▸ **Task details**:
Take the lines from the beginning of the material through the line containing "from matplotlib.ticker import FuncFormatter" and retype them exactly, leaving the pictures out.

___ Given material ___

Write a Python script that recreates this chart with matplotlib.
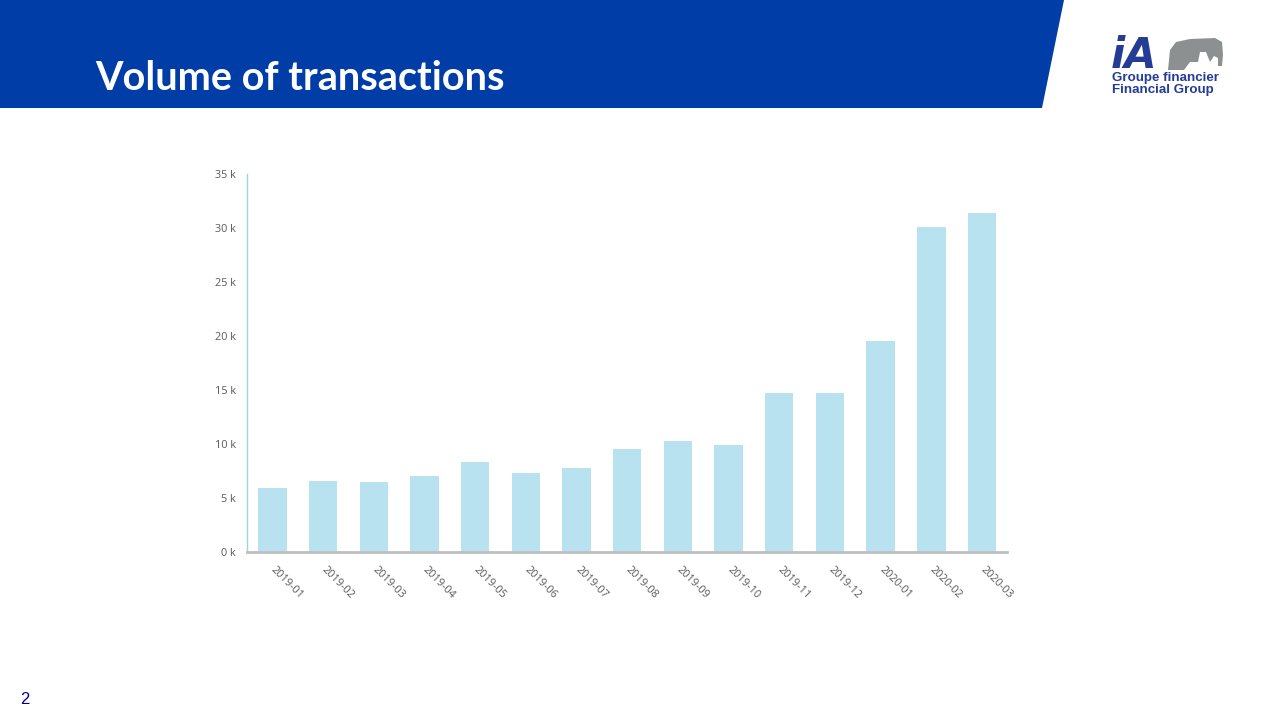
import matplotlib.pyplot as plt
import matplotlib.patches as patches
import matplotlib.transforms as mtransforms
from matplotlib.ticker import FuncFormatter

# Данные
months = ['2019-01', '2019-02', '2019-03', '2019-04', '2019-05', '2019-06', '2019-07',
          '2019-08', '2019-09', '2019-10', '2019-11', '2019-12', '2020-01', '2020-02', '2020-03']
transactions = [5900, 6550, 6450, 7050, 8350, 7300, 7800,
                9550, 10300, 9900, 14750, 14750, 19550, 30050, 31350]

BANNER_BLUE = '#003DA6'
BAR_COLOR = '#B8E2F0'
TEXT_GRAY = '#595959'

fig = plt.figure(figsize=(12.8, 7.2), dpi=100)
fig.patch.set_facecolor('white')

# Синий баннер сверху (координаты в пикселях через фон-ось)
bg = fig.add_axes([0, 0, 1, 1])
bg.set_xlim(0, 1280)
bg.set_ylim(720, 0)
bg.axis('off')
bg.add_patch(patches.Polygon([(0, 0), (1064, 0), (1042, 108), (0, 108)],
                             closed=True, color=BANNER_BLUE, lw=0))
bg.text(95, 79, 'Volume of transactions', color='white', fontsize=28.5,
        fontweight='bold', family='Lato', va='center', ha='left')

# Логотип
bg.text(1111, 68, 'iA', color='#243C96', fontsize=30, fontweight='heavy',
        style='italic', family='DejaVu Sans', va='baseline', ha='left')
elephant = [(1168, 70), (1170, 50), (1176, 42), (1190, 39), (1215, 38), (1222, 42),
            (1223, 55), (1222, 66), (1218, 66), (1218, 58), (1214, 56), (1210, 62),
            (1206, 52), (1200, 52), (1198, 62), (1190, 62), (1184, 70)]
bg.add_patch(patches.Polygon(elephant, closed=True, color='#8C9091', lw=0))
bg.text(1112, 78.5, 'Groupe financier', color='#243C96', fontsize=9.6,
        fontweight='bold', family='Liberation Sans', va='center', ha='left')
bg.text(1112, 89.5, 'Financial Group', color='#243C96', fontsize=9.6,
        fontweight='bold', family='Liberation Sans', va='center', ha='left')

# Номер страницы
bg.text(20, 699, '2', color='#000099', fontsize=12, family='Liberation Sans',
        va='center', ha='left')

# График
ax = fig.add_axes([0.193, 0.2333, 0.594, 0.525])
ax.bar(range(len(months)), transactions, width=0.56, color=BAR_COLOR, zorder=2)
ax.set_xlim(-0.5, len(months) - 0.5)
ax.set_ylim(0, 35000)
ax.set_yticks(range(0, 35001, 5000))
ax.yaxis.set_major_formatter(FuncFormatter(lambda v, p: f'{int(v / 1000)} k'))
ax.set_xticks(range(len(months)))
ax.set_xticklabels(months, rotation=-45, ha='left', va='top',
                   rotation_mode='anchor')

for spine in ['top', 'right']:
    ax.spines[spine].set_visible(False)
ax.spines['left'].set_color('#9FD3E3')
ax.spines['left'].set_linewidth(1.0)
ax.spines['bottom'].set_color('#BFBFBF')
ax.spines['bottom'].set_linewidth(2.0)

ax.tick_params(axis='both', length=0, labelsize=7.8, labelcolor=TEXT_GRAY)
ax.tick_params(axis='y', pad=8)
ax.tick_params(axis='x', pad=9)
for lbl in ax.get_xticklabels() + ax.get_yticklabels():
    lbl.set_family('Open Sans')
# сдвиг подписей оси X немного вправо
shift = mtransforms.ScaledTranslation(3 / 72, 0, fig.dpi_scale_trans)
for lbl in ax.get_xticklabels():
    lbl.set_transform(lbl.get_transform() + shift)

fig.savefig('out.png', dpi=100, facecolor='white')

___

▸ **Answer**:
Write a Python script that recreates this chart with matplotlib.
import matplotlib.pyplot as plt
import matplotlib.patches as patches
import matplotlib.transforms as mtransforms
from matplotlib.ticker import FuncFormatter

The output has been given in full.